I started looking for a job five months ago, way back in March! I never thought or expected to still be without one five months later. School started last week for most school districts here in the Dallas area. Wierd not being there. My friends tell me how things are going. I listen and help in anyway I can, wishing I was teaching.
I have been looking for jobs outside of the teaching profession. I skills for other jobs, just not the experience that they are looking for. If they are willing to train, and can over look the area of experience for the specific position they are hirig for, they could probably find exactly who they need.
I am looking online, and in the want ads in the newspaper. I applied in person, online, and faxed my resume to people last week.
Can't understand why I do not have a job, or what I have been doing wrong all of this time. The Lord has something, I believe it. I am starting to get a little impatient, anxious, and worried. It is like when are you going to answer me in this painful are of my life. I want to keep Christ in charge of my life.

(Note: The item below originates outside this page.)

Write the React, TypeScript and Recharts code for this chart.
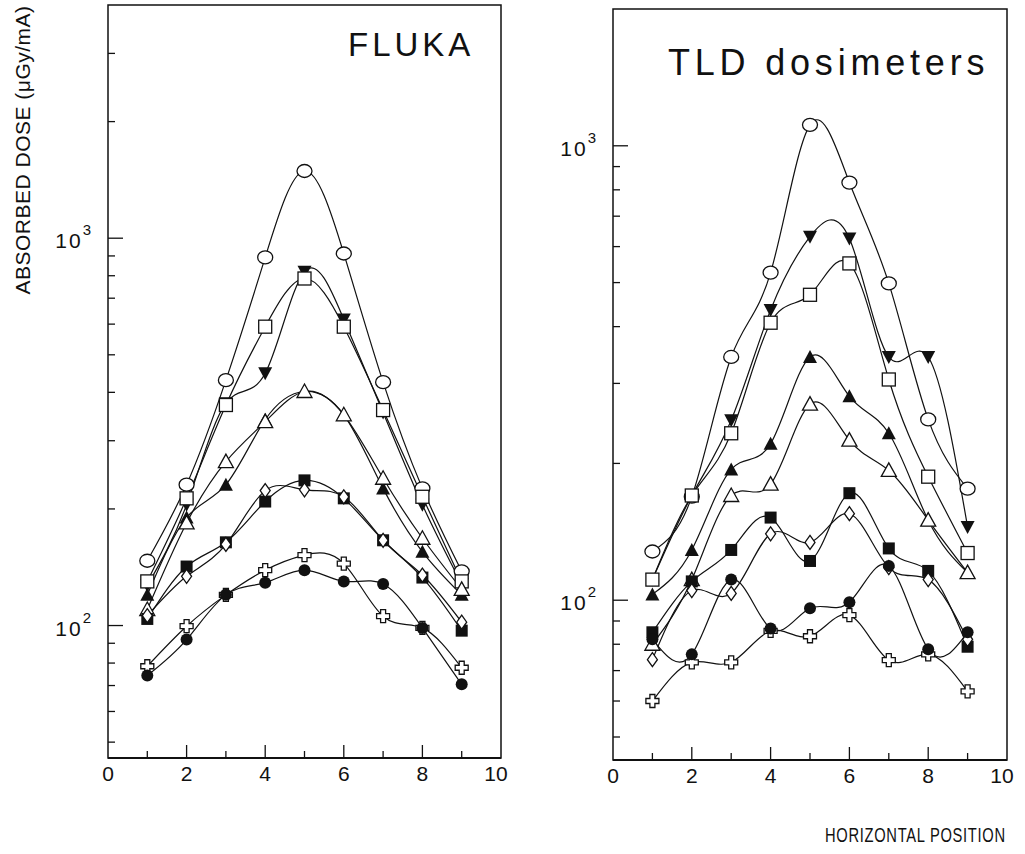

Wednesday, August 16, 2006

How I see myself

I am a child of the King. But, that is not what this post is about. Ever since I was a little girl, I said I wanted to a teacher, later for awhile, I said Iwanted to become the first woman President of the United States. My dream came true in 1998, when I moved to TX. For the past 5 1/2 years I taught in Dallas. I love teaching. I call myself a teacher. That is how I see myself, as a teacher. I can't imagine doing anything else. My dad always told I have a college degree, then I would turn around and say, but I am a teacher. I have been looking for a job since March, and have not found one. I have been without a job since the end of May. I am looking for other types of jobs besides teaching. It is a slow process, to see myself as anything other than a teacher, but I am doing it. Sometimes I think, what can I do, but teach. I do have clerical skills, I know there are other skills, but what are they. What can I do. I want to enjoy what I do, grow as a person, learn new skills, advance in the skills I do have. The Lord knows what I will be doing. He knows what I can do. I wish he would show me what it is He has for me. I am basically desparate, I need a job! I need one now, like last week. I am looking. I know I do not to do retail or inventory. Other than that, I have no idea. I am willing to learn, if they are willing to train me. Please Lord, bring a job my way very, very, very soon.